> [AIM OF THE TASK]:
Write out each line word for word. Drop pictures.
● ● ●
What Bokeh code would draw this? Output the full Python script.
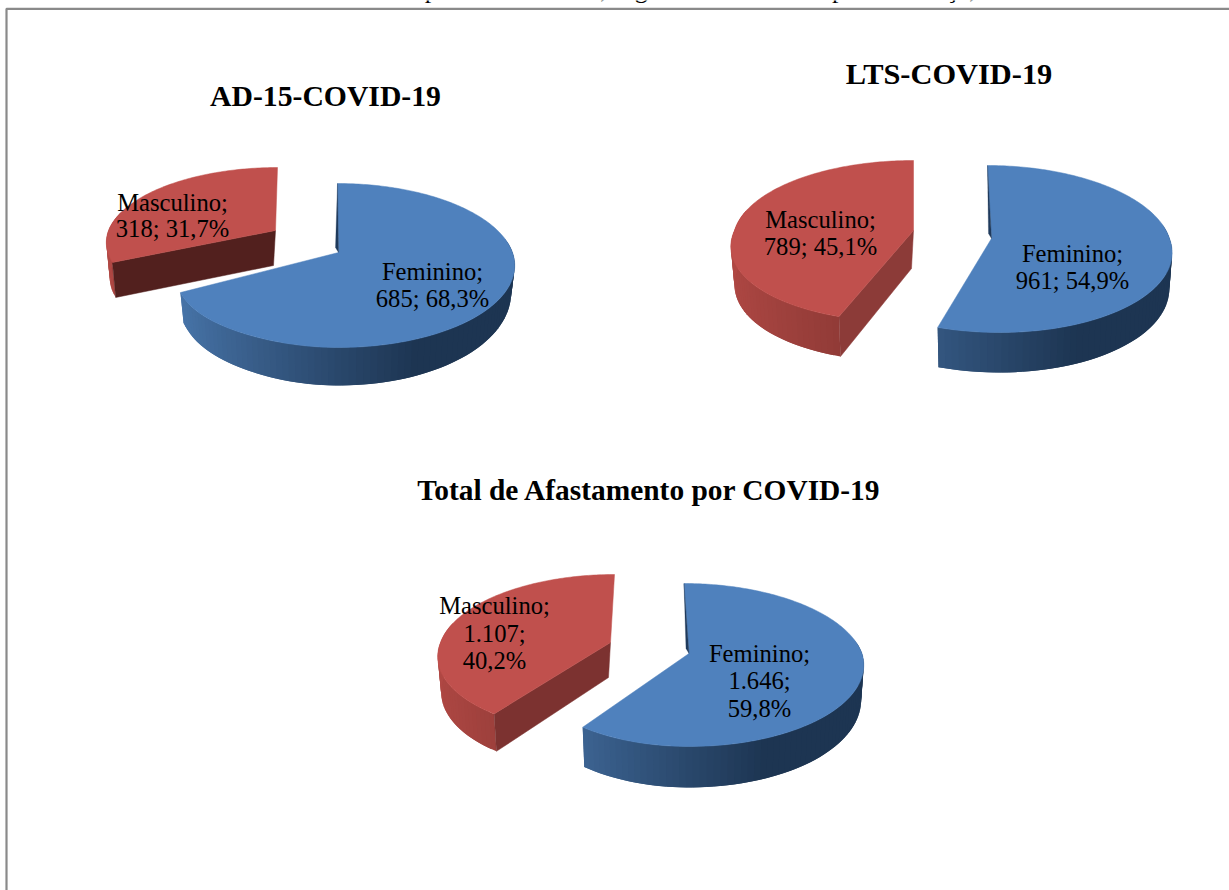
import math
from bokeh.plotting import figure
from bokeh.models import Range1d
from bokeh.core.properties import value
from bokeh.embed import file_html
from bokeh.resources import INLINE

# ---- data
page_heading = "Gráfico 33 – Afastamentos Concedidos por COVID – 19, segundo o sexo e o tipo de licença, 2019."
chart_titles = ["AD-15-COVID-19", "LTS-COVID-19", "Total de Afastamento por COVID-19"]
categories = ["Feminino", "Masculino"]
feminino = [685, 961, 1646]
masculino = [318, 789, 1107]

# ---- styling
W, H = 1229, 890
FONT = "Liberation Serif"
TOP = {"Feminino": "#4f81bd", "Masculino": "#c0504d"}
CUT = [{"Masculino": "#52201e"}, {"Masculino": "#8c3b38"}, {"Masculino": "#7c3230"}]
SLIVER = "#1f3a5c"
TITLE_SIZE = [29.7, 30.4, 29.4]

# ---- layout of each exploded slice (pixels on the page)
GEOM = [
    {"Feminino": dict(ax=338, ay=252, up=69, down=95, rr=174, rl=162, tdx=-1, bdx=0, d0=25, d1=13, s=.98, ey=18),
     "Masculino": dict(ax=275, ay=230, up=63, down=87, rr=167, rl=167, tdx=2, bdx=0, d0=35, d1=0, s=.98, ey=0)},
    {"Feminino": dict(ax=991, ay=238, up=73, down=94, rr=178, rl=178, tdx=-4, bdx=8, d0=35, d1=5, s=.985, ey=0),
     "Masculino": dict(ax=913, ay=230, up=70, down=91, rr=179, rl=179, tdx=0, bdx=-13, d0=38, d1=2, s=.98, ey=0)},
    {"Feminino": dict(ax=688.5, ay=653, up=70, down=93, rr=173, rl=163, tdx=-5, bdx=0, d0=34, d1=7, s=.985, ey=0),
     "Masculino": dict(ax=610, ay=642, up=68, down=90, rr=170, rl=170, tdx=4, bdx=-7, d0=35, d1=3, s=.98, ey=0)},
]
TITLE_POS = [(325, 106), (948.5, 84), (649, 500)]
LABEL_POS = [
    {"Feminino": (432, [280, 307]), "Masculino": (172, [211, 237])},
    {"Feminino": (1072, [262, 289]), "Masculino": (820, [228, 255])},
    {"Feminino": (759, [662, 689, 717]), "Masculino": (494, [614, 642, 669])},
]


def rim(g, deg):
    k = (g["down"] - g["up"]) / (g["down"] + g["up"])
    A = g["up"] * (1 + k)
    t = math.radians(deg)
    u, v = math.sin(t), math.cos(t)
    den = 1 + k * v
    x = g["ax"] + (g["rr"] if u > 0 else g["rl"]) * u / den + (g["tdx"] * v if v > 0 else -g["bdx"] * v)
    y = g["ay"] - A * v / den + g["ey"] * max(0.0, -u) ** 4 * max(0.0, -v)
    return x, y


def low(g, x, y, deg):
    d = g["d0"] + g["d1"] * max(0.0, -math.cos(math.radians(deg)))
    return g["ax"] + (x - g["ax"]) * g["s"], y + d


def mix(c1, c2, f):
    f = max(0.0, min(1.0, f))
    a = [int(c1[i:i + 2], 16) for i in (1, 3, 5)]
    b = [int(c2[i:i + 2], 16) for i in (1, 3, 5)]
    return "#" + "".join(f"{round(p + (q - p) * f):02x}" for p, q in zip(a, b))


def wall_colour(cat, deg):
    u = math.sin(math.radians(deg))
    if cat == "Feminino":
        return mix("#4a78ae", "#1d3552", (u + 1) / 1.4)
    return mix("#b04844", "#853632", u + 1)


def frange(a, b, step):
    n = max(1, int(abs(b - a) / step))
    return [a + (b - a) * i / n for i in range(n + 1)]


def number(n):
    return f"{n:,}".replace(",", ".")


def pct(n, total):
    return f"{100 * n / total:.1f}%".replace(".", ",")


p = figure(width=W, height=H, x_range=Range1d(0, W), y_range=Range1d(H, 0),
           toolbar_location=None, output_backend="svg", min_border=0,
           background_fill_color="white", border_fill_color="white")
p.axis.visible = False
p.grid.visible = False
p.outline_line_color = None

# frame of the pasted picture
p.line([6, 6, W], [H, 8.3, 8.3], line_color="#8a8a8a", line_width=2.2)


def text(x, y, s, size, style="normal", align="center"):
    # the SVG text sits about 0.36 em lower than the requested baseline
    p.text([x], [y - 0.36 * size], text=[s], text_font=value(FONT), text_font_size=f"{size}px",
           text_font_style=style, text_align=align, text_baseline="alphabetic", text_color="#000000")


text(9, -2, page_heading, 26, align="left")

for i, title in enumerate(chart_titles):
    vals = {"Feminino": feminino[i], "Masculino": masculino[i]}
    total = sum(vals.values())
    split = 360 * vals["Feminino"] / total
    spans = {"Feminino": (0.0, split), "Masculino": (split, 360.0)}

    for cat in reversed(categories):
        g = GEOM[i][cat]
        a, b = spans[cat]
        vis = (max(a, 80), b) if cat == "Feminino" else (a, min(b, 285))
        # side wall, drawn as thin shaded strips along the arc; each overlaps the next
        xs, ys, cols = [], [], []
        angles = frange(vis[0], vis[1], 2.0)
        for j, d0 in enumerate(angles[:-1]):
            d1 = angles[min(j + 2, len(angles) - 1)]
            x0, y0 = rim(g, d0)
            x1, y1 = rim(g, d1)
            bx0, by0 = low(g, x0, y0, d0)
            bx1, by1 = low(g, x1, y1, d1)
            xs.append([x0, x1, bx1, bx0])
            ys.append([y0, y1, by1, by0])
            cols.append(wall_colour(cat, d0))
        p.patches(xs, ys, fill_color=cols, line_color=None)

        # cut face
        if cat in CUT[i]:
            cx, cy = rim(g, a)
            bx, by = low(g, cx, cy, a)
            p.patch([g["ax"], cx, bx, g["ax"] - 2], [g["ay"], cy, by, g["ay"] + g["d0"]],
                    fill_color=CUT[i][cat], line_color=CUT[i][cat], line_width=0.5)

        # top face
        arc = [rim(g, t) for t in frange(a, b, 1.0)]
        p.patch([g["ax"]] + [q[0] for q in arc], [g["ay"]] + [q[1] for q in arc],
                fill_color=TOP[cat], line_color=TOP[cat], line_width=0.5)

        # narrow dark inner wall beside the first edge of the blue slice
        if cat == "Feminino":
            tx, ty = rim(g, 0)
            p.patch([tx, g["ax"], g["ax"] - 3], [ty, g["ay"], g["ay"] - 5],
                    fill_color=SLIVER, line_color=SLIVER, line_width=0.3)

    # labels
    for cat in categories:
        n = vals[cat]
        lx, lys = LABEL_POS[i][cat]
        if len(lys) == 2:
            lines = [f"{cat};", f"{number(n)}; {pct(n, total)}"]
        else:
            lines = [f"{cat};", f"{number(n)};", pct(n, total)]
        for ly, s in zip(lys, lines):
            text(lx, ly, s, 24.6)

    tx, ty = TITLE_POS[i]
    text(tx, ty, title, TITLE_SIZE[i], style="bold")

open("out.html", "w").write(file_html(p, INLINE))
● ● ●
> [COMPLETED TASK]:
What Bokeh code would draw this? Output the full Python script.
import math
from bokeh.plotting import figure
from bokeh.models import Range1d
from bokeh.core.properties import value
from bokeh.embed import file_html
from bokeh.resources import INLINE

# ---- data
page_heading = "Gráfico 33 – Afastamentos Concedidos por COVID – 19, segundo o sexo e o tipo de licença, 2019."
chart_titles = ["AD-15-COVID-19", "LTS-COVID-19", "Total de Afastamento por COVID-19"]
categories = ["Feminino", "Masculino"]
feminino = [685, 961, 1646]
masculino = [318, 789, 1107]

# ---- styling
W, H = 1229, 890
FONT = "Liberation Serif"
TOP = {"Feminino": "#4f81bd", "Masculino": "#c0504d"}
CUT = [{"Masculino": "#52201e"}, {"Masculino": "#8c3b38"}, {"Masculino": "#7c3230"}]
SLIVER = "#1f3a5c"
TITLE_SIZE = [29.7, 30.4, 29.4]

# ---- layout of each exploded slice (pixels on the page)
GEOM = [
    {"Feminino": dict(ax=338, ay=252, up=69, down=95, rr=174, rl=162, tdx=-1, bdx=0, d0=25, d1=13, s=.98, ey=18),
     "Masculino": dict(ax=275, ay=230, up=63, down=87, rr=167, rl=167, tdx=2, bdx=0, d0=35, d1=0, s=.98, ey=0)},
    {"Feminino": dict(ax=991, ay=238, up=73, down=94, rr=178, rl=178, tdx=-4, bdx=8, d0=35, d1=5, s=.985, ey=0),
     "Masculino": dict(ax=913, ay=230, up=70, down=91, rr=179, rl=179, tdx=0, bdx=-13, d0=38, d1=2, s=.98, ey=0)},
    {"Feminino": dict(ax=688.5, ay=653, up=70, down=93, rr=173, rl=163, tdx=-5, bdx=0, d0=34, d1=7, s=.985, ey=0),
     "Masculino": dict(ax=610, ay=642, up=68, down=90, rr=170, rl=170, tdx=4, bdx=-7, d0=35, d1=3, s=.98, ey=0)},
]
TITLE_POS = [(325, 106), (948.5, 84), (649, 500)]
LABEL_POS = [
    {"Feminino": (432, [280, 307]), "Masculino": (172, [211, 237])},
    {"Feminino": (1072, [262, 289]), "Masculino": (820, [228, 255])},
    {"Feminino": (759, [662, 689, 717]), "Masculino": (494, [614, 642, 669])},
]


def rim(g, deg):
    k = (g["down"] - g["up"]) / (g["down"] + g["up"])
    A = g["up"] * (1 + k)
    t = math.radians(deg)
    u, v = math.sin(t), math.cos(t)
    den = 1 + k * v
    x = g["ax"] + (g["rr"] if u > 0 else g["rl"]) * u / den + (g["tdx"] * v if v > 0 else -g["bdx"] * v)
    y = g["ay"] - A * v / den + g["ey"] * max(0.0, -u) ** 4 * max(0.0, -v)
    return x, y


def low(g, x, y, deg):
    d = g["d0"] + g["d1"] * max(0.0, -math.cos(math.radians(deg)))
    return g["ax"] + (x - g["ax"]) * g["s"], y + d


def mix(c1, c2, f):
    f = max(0.0, min(1.0, f))
    a = [int(c1[i:i + 2], 16) for i in (1, 3, 5)]
    b = [int(c2[i:i + 2], 16) for i in (1, 3, 5)]
    return "#" + "".join(f"{round(p + (q - p) * f):02x}" for p, q in zip(a, b))


def wall_colour(cat, deg):
    u = math.sin(math.radians(deg))
    if cat == "Feminino":
        return mix("#4a78ae", "#1d3552", (u + 1) / 1.4)
    return mix("#b04844", "#853632", u + 1)


def frange(a, b, step):
    n = max(1, int(abs(b - a) / step))
    return [a + (b - a) * i / n for i in range(n + 1)]


def number(n):
    return f"{n:,}".replace(",", ".")


def pct(n, total):
    return f"{100 * n / total:.1f}%".replace(".", ",")


p = figure(width=W, height=H, x_range=Range1d(0, W), y_range=Range1d(H, 0),
           toolbar_location=None, output_backend="svg", min_border=0,
           background_fill_color="white", border_fill_color="white")
p.axis.visible = False
p.grid.visible = False
p.outline_line_color = None

# frame of the pasted picture
p.line([6, 6, W], [H, 8.3, 8.3], line_color="#8a8a8a", line_width=2.2)


def text(x, y, s, size, style="normal", align="center"):
    # the SVG text sits about 0.36 em lower than the requested baseline
    p.text([x], [y - 0.36 * size], text=[s], text_font=value(FONT), text_font_size=f"{size}px",
           text_font_style=style, text_align=align, text_baseline="alphabetic", text_color="#000000")


text(9, -2, page_heading, 26, align="left")

for i, title in enumerate(chart_titles):
    vals = {"Feminino": feminino[i], "Masculino": masculino[i]}
    total = sum(vals.values())
    split = 360 * vals["Feminino"] / total
    spans = {"Feminino": (0.0, split), "Masculino": (split, 360.0)}

    for cat in reversed(categories):
        g = GEOM[i][cat]
        a, b = spans[cat]
        vis = (max(a, 80), b) if cat == "Feminino" else (a, min(b, 285))
        # side wall, drawn as thin shaded strips along the arc; each overlaps the next
        xs, ys, cols = [], [], []
        angles = frange(vis[0], vis[1], 2.0)
        for j, d0 in enumerate(angles[:-1]):
            d1 = angles[min(j + 2, len(angles) - 1)]
            x0, y0 = rim(g, d0)
            x1, y1 = rim(g, d1)
            bx0, by0 = low(g, x0, y0, d0)
            bx1, by1 = low(g, x1, y1, d1)
            xs.append([x0, x1, bx1, bx0])
            ys.append([y0, y1, by1, by0])
            cols.append(wall_colour(cat, d0))
        p.patches(xs, ys, fill_color=cols, line_color=None)

        # cut face
        if cat in CUT[i]:
            cx, cy = rim(g, a)
            bx, by = low(g, cx, cy, a)
            p.patch([g["ax"], cx, bx, g["ax"] - 2], [g["ay"], cy, by, g["ay"] + g["d0"]],
                    fill_color=CUT[i][cat], line_color=CUT[i][cat], line_width=0.5)

        # top face
        arc = [rim(g, t) for t in frange(a, b, 1.0)]
        p.patch([g["ax"]] + [q[0] for q in arc], [g["ay"]] + [q[1] for q in arc],
                fill_color=TOP[cat], line_color=TOP[cat], line_width=0.5)

        # narrow dark inner wall beside the first edge of the blue slice
        if cat == "Feminino":
            tx, ty = rim(g, 0)
            p.patch([tx, g["ax"], g["ax"] - 3], [ty, g["ay"], g["ay"] - 5],
                    fill_color=SLIVER, line_color=SLIVER, line_width=0.3)

    # labels
    for cat in categories:
        n = vals[cat]
        lx, lys = LABEL_POS[i][cat]
        if len(lys) == 2:
            lines = [f"{cat};", f"{number(n)}; {pct(n, total)}"]
        else:
            lines = [f"{cat};", f"{number(n)};", pct(n, total)]
        for ly, s in zip(lys, lines):
            text(lx, ly, s, 24.6)

    tx, ty = TITLE_POS[i]
    text(tx, ty, title, TITLE_SIZE[i], style="bold")

open("out.html", "w").write(file_html(p, INLINE))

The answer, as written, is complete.